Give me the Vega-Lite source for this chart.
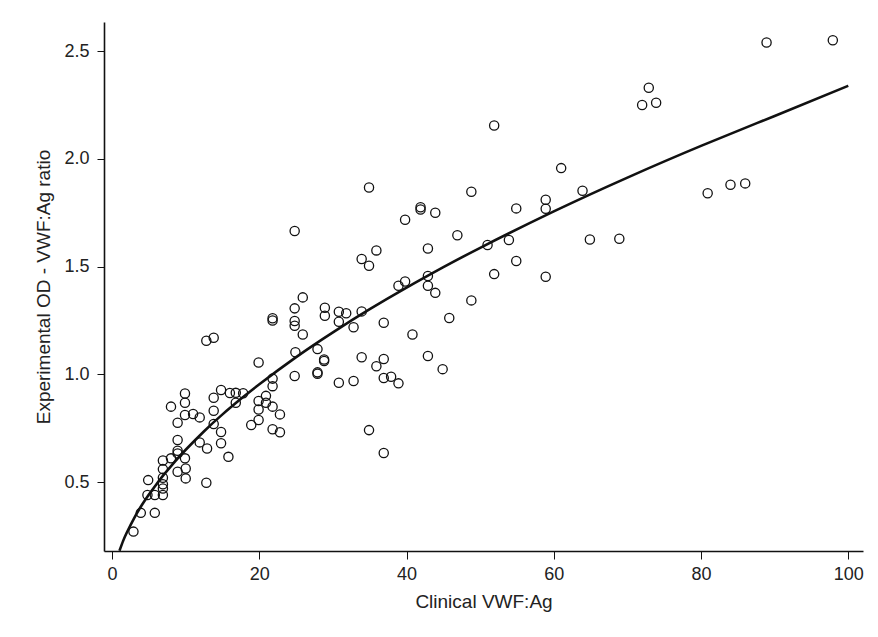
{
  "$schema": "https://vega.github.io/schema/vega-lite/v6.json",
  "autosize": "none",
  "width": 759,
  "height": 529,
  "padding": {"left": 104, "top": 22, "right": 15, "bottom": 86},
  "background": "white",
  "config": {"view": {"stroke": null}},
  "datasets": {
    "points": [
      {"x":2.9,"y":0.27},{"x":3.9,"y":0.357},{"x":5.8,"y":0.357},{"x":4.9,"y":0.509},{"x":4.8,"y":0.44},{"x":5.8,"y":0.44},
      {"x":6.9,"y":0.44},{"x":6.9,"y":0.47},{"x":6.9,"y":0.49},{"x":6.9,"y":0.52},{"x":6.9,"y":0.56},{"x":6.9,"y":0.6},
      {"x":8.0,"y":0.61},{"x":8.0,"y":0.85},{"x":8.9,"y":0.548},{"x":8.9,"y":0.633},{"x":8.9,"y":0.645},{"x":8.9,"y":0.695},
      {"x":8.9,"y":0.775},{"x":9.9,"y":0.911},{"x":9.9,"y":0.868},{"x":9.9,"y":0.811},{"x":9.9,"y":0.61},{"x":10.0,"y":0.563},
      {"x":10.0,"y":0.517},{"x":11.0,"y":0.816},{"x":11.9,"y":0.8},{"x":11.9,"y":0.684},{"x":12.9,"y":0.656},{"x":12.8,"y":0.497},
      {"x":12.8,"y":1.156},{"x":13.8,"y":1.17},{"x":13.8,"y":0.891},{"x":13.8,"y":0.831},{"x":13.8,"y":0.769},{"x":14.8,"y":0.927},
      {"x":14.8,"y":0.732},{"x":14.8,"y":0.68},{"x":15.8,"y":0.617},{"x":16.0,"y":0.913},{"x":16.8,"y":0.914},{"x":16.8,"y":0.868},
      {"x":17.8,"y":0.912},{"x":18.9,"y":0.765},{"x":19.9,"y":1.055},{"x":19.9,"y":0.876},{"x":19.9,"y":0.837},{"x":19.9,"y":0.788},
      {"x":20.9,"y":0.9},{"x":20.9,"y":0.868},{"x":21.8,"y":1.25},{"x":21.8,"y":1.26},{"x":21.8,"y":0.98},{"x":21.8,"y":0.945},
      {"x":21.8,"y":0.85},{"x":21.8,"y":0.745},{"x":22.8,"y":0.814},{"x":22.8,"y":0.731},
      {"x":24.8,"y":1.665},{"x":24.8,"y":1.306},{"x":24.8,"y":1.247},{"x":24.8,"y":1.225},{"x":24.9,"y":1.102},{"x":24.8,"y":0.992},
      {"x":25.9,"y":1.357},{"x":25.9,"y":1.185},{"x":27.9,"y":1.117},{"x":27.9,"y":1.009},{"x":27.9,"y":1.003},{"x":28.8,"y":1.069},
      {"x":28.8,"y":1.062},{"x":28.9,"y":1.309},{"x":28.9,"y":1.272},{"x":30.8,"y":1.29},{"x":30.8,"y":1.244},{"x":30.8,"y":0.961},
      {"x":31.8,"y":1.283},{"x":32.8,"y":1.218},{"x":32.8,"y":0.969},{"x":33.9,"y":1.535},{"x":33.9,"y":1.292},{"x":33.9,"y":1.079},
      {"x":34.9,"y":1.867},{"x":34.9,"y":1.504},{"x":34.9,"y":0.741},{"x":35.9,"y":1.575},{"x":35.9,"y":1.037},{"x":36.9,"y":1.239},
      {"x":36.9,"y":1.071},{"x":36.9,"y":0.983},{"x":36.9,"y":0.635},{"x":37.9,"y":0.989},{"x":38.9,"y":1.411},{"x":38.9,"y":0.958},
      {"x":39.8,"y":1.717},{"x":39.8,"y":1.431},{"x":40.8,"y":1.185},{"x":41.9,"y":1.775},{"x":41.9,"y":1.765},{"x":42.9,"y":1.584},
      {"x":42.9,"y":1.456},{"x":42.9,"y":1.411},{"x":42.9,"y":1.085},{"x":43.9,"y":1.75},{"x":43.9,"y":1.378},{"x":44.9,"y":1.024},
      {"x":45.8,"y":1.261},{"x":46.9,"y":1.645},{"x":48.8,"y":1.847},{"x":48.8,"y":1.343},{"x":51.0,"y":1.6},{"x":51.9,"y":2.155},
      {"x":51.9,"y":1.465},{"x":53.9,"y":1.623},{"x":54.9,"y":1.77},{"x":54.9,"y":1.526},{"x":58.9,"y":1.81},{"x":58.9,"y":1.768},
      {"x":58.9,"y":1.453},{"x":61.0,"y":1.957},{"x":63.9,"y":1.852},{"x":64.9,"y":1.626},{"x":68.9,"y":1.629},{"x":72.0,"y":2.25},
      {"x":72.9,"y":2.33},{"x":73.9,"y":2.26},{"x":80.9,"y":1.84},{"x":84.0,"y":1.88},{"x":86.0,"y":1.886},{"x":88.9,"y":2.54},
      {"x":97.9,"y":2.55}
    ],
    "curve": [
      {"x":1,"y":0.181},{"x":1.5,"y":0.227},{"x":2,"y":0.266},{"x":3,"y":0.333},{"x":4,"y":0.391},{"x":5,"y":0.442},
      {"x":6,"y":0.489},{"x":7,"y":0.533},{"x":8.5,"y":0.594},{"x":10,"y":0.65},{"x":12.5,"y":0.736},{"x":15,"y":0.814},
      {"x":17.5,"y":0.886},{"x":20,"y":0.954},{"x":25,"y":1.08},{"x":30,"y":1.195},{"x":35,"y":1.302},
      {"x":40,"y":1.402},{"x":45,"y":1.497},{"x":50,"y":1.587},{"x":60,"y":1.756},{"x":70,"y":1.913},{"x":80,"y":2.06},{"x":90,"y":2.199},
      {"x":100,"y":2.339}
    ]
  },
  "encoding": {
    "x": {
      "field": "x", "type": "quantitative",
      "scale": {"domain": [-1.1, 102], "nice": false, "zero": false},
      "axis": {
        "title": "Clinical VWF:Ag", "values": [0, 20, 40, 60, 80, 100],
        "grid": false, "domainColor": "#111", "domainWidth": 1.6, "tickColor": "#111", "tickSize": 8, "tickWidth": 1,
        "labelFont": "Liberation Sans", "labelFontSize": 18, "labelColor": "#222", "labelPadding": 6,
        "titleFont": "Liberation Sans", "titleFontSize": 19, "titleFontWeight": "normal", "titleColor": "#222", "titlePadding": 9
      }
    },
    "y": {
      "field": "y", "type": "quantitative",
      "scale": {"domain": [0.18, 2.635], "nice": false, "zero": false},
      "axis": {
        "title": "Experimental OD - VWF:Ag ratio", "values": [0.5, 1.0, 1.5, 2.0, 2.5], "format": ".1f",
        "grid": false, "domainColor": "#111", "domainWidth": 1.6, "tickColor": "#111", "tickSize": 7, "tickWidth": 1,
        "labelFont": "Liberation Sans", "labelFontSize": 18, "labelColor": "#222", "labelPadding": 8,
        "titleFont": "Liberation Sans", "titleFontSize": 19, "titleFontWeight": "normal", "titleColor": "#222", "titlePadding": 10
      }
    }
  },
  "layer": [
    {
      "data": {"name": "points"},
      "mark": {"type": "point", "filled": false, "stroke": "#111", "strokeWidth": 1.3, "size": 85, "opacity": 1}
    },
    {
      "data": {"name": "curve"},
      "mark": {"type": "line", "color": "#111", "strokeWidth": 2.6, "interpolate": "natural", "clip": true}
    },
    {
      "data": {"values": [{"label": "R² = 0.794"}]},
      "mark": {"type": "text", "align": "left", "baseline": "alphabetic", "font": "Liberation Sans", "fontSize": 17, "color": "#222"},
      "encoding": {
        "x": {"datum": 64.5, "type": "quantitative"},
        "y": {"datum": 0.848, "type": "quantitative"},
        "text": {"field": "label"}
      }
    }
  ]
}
•••••
GIVEN INSTRUCTION> Leave out the pictures and print every line of the data exactly.

REPLY TO THE EXERCISE>
Give me the Vega-Lite source for this chart.
{
  "$schema": "https://vega.github.io/schema/vega-lite/v6.json",
  "autosize": "none",
  "width": 759,
  "height": 529,
  "padding": {"left": 104, "top": 22, "right": 15, "bottom": 86},
  "background": "white",
  "config": {"view": {"stroke": null}},
  "datasets": {
    "points": [
      {"x":2.9,"y":0.27},{"x":3.9,"y":0.357},{"x":5.8,"y":0.357},{"x":4.9,"y":0.509},{"x":4.8,"y":0.44},{"x":5.8,"y":0.44},
      {"x":6.9,"y":0.44},{"x":6.9,"y":0.47},{"x":6.9,"y":0.49},{"x":6.9,"y":0.52},{"x":6.9,"y":0.56},{"x":6.9,"y":0.6},
      {"x":8.0,"y":0.61},{"x":8.0,"y":0.85},{"x":8.9,"y":0.548},{"x":8.9,"y":0.633},{"x":8.9,"y":0.645},{"x":8.9,"y":0.695},
      {"x":8.9,"y":0.775},{"x":9.9,"y":0.911},{"x":9.9,"y":0.868},{"x":9.9,"y":0.811},{"x":9.9,"y":0.61},{"x":10.0,"y":0.563},
      {"x":10.0,"y":0.517},{"x":11.0,"y":0.816},{"x":11.9,"y":0.8},{"x":11.9,"y":0.684},{"x":12.9,"y":0.656},{"x":12.8,"y":0.497},
      {"x":12.8,"y":1.156},{"x":13.8,"y":1.17},{"x":13.8,"y":0.891},{"x":13.8,"y":0.831},{"x":13.8,"y":0.769},{"x":14.8,"y":0.927},
      {"x":14.8,"y":0.732},{"x":14.8,"y":0.68},{"x":15.8,"y":0.617},{"x":16.0,"y":0.913},{"x":16.8,"y":0.914},{"x":16.8,"y":0.868},
      {"x":17.8,"y":0.912},{"x":18.9,"y":0.765},{"x":19.9,"y":1.055},{"x":19.9,"y":0.876},{"x":19.9,"y":0.837},{"x":19.9,"y":0.788},
      {"x":20.9,"y":0.9},{"x":20.9,"y":0.868},{"x":21.8,"y":1.25},{"x":21.8,"y":1.26},{"x":21.8,"y":0.98},{"x":21.8,"y":0.945},
      {"x":21.8,"y":0.85},{"x":21.8,"y":0.745},{"x":22.8,"y":0.814},{"x":22.8,"y":0.731},
      {"x":24.8,"y":1.665},{"x":24.8,"y":1.306},{"x":24.8,"y":1.247},{"x":24.8,"y":1.225},{"x":24.9,"y":1.102},{"x":24.8,"y":0.992},
      {"x":25.9,"y":1.357},{"x":25.9,"y":1.185},{"x":27.9,"y":1.117},{"x":27.9,"y":1.009},{"x":27.9,"y":1.003},{"x":28.8,"y":1.069},
      {"x":28.8,"y":1.062},{"x":28.9,"y":1.309},{"x":28.9,"y":1.272},{"x":30.8,"y":1.29},{"x":30.8,"y":1.244},{"x":30.8,"y":0.961},
      {"x":31.8,"y":1.283},{"x":32.8,"y":1.218},{"x":32.8,"y":0.969},{"x":33.9,"y":1.535},{"x":33.9,"y":1.292},{"x":33.9,"y":1.079},
      {"x":34.9,"y":1.867},{"x":34.9,"y":1.504},{"x":34.9,"y":0.741},{"x":35.9,"y":1.575},{"x":35.9,"y":1.037},{"x":36.9,"y":1.239},
      {"x":36.9,"y":1.071},{"x":36.9,"y":0.983},{"x":36.9,"y":0.635},{"x":37.9,"y":0.989},{"x":38.9,"y":1.411},{"x":38.9,"y":0.958},
      {"x":39.8,"y":1.717},{"x":39.8,"y":1.431},{"x":40.8,"y":1.185},{"x":41.9,"y":1.775},{"x":41.9,"y":1.765},{"x":42.9,"y":1.584},
      {"x":42.9,"y":1.456},{"x":42.9,"y":1.411},{"x":42.9,"y":1.085},{"x":43.9,"y":1.75},{"x":43.9,"y":1.378},{"x":44.9,"y":1.024},
      {"x":45.8,"y":1.261},{"x":46.9,"y":1.645},{"x":48.8,"y":1.847},{"x":48.8,"y":1.343},{"x":51.0,"y":1.6},{"x":51.9,"y":2.155},
      {"x":51.9,"y":1.465},{"x":53.9,"y":1.623},{"x":54.9,"y":1.77},{"x":54.9,"y":1.526},{"x":58.9,"y":1.81},{"x":58.9,"y":1.768},
      {"x":58.9,"y":1.453},{"x":61.0,"y":1.957},{"x":63.9,"y":1.852},{"x":64.9,"y":1.626},{"x":68.9,"y":1.629},{"x":72.0,"y":2.25},
      {"x":72.9,"y":2.33},{"x":73.9,"y":2.26},{"x":80.9,"y":1.84},{"x":84.0,"y":1.88},{"x":86.0,"y":1.886},{"x":88.9,"y":2.54},
      {"x":97.9,"y":2.55}
    ],
    "curve": [
      {"x":1,"y":0.181},{"x":1.5,"y":0.227},{"x":2,"y":0.266},{"x":3,"y":0.333},{"x":4,"y":0.391},{"x":5,"y":0.442},
      {"x":6,"y":0.489},{"x":7,"y":0.533},{"x":8.5,"y":0.594},{"x":10,"y":0.65},{"x":12.5,"y":0.736},{"x":15,"y":0.814},
      {"x":17.5,"y":0.886},{"x":20,"y":0.954},{"x":25,"y":1.08},{"x":30,"y":1.195},{"x":35,"y":1.302},
      {"x":40,"y":1.402},{"x":45,"y":1.497},{"x":50,"y":1.587},{"x":60,"y":1.756},{"x":70,"y":1.913},{"x":80,"y":2.06},{"x":90,"y":2.199},
      {"x":100,"y":2.339}
    ]
  },
  "encoding": {
    "x": {
      "field": "x", "type": "quantitative",
      "scale": {"domain": [-1.1, 102], "nice": false, "zero": false},
      "axis": {
        "title": "Clinical VWF:Ag", "values": [0, 20, 40, 60, 80, 100],
        "grid": false, "domainColor": "#111", "domainWidth": 1.6, "tickColor": "#111", "tickSize": 8, "tickWidth": 1,
        "labelFont": "Liberation Sans", "labelFontSize": 18, "labelColor": "#222", "labelPadding": 6,
        "titleFont": "Liberation Sans", "titleFontSize": 19, "titleFontWeight": "normal", "titleColor": "#222", "titlePadding": 9
      }
    },
    "y": {
      "field": "y", "type": "quantitative",
      "scale": {"domain": [0.18, 2.635], "nice": false, "zero": false},
      "axis": {
        "title": "Experimental OD - VWF:Ag ratio", "values": [0.5, 1.0, 1.5, 2.0, 2.5], "format": ".1f",
        "grid": false, "domainColor": "#111", "domainWidth": 1.6, "tickColor": "#111", "tickSize": 7, "tickWidth": 1,
        "labelFont": "Liberation Sans", "labelFontSize": 18, "labelColor": "#222", "labelPadding": 8,
        "titleFont": "Liberation Sans", "titleFontSize": 19, "titleFontWeight": "normal", "titleColor": "#222", "titlePadding": 10
      }
    }
  },
  "layer": [
    {
      "data": {"name": "points"},
      "mark": {"type": "point", "filled": false, "stroke": "#111", "strokeWidth": 1.3, "size": 85, "opacity": 1}
    },
    {
      "data": {"name": "curve"},
      "mark": {"type": "line", "color": "#111", "strokeWidth": 2.6, "interpolate": "natural", "clip": true}
    },
    {
      "data": {"values": [{"label": "R² = 0.794"}]},
      "mark": {"type": "text", "align": "left", "baseline": "alphabetic", "font": "Liberation Sans", "fontSize": 17, "color": "#222"},
      "encoding": {
        "x": {"datum": 64.5, "type": "quantitative"},
        "y": {"datum": 0.848, "type": "quantitative"},
        "text": {"field": "label"}
      }
    }
  ]
}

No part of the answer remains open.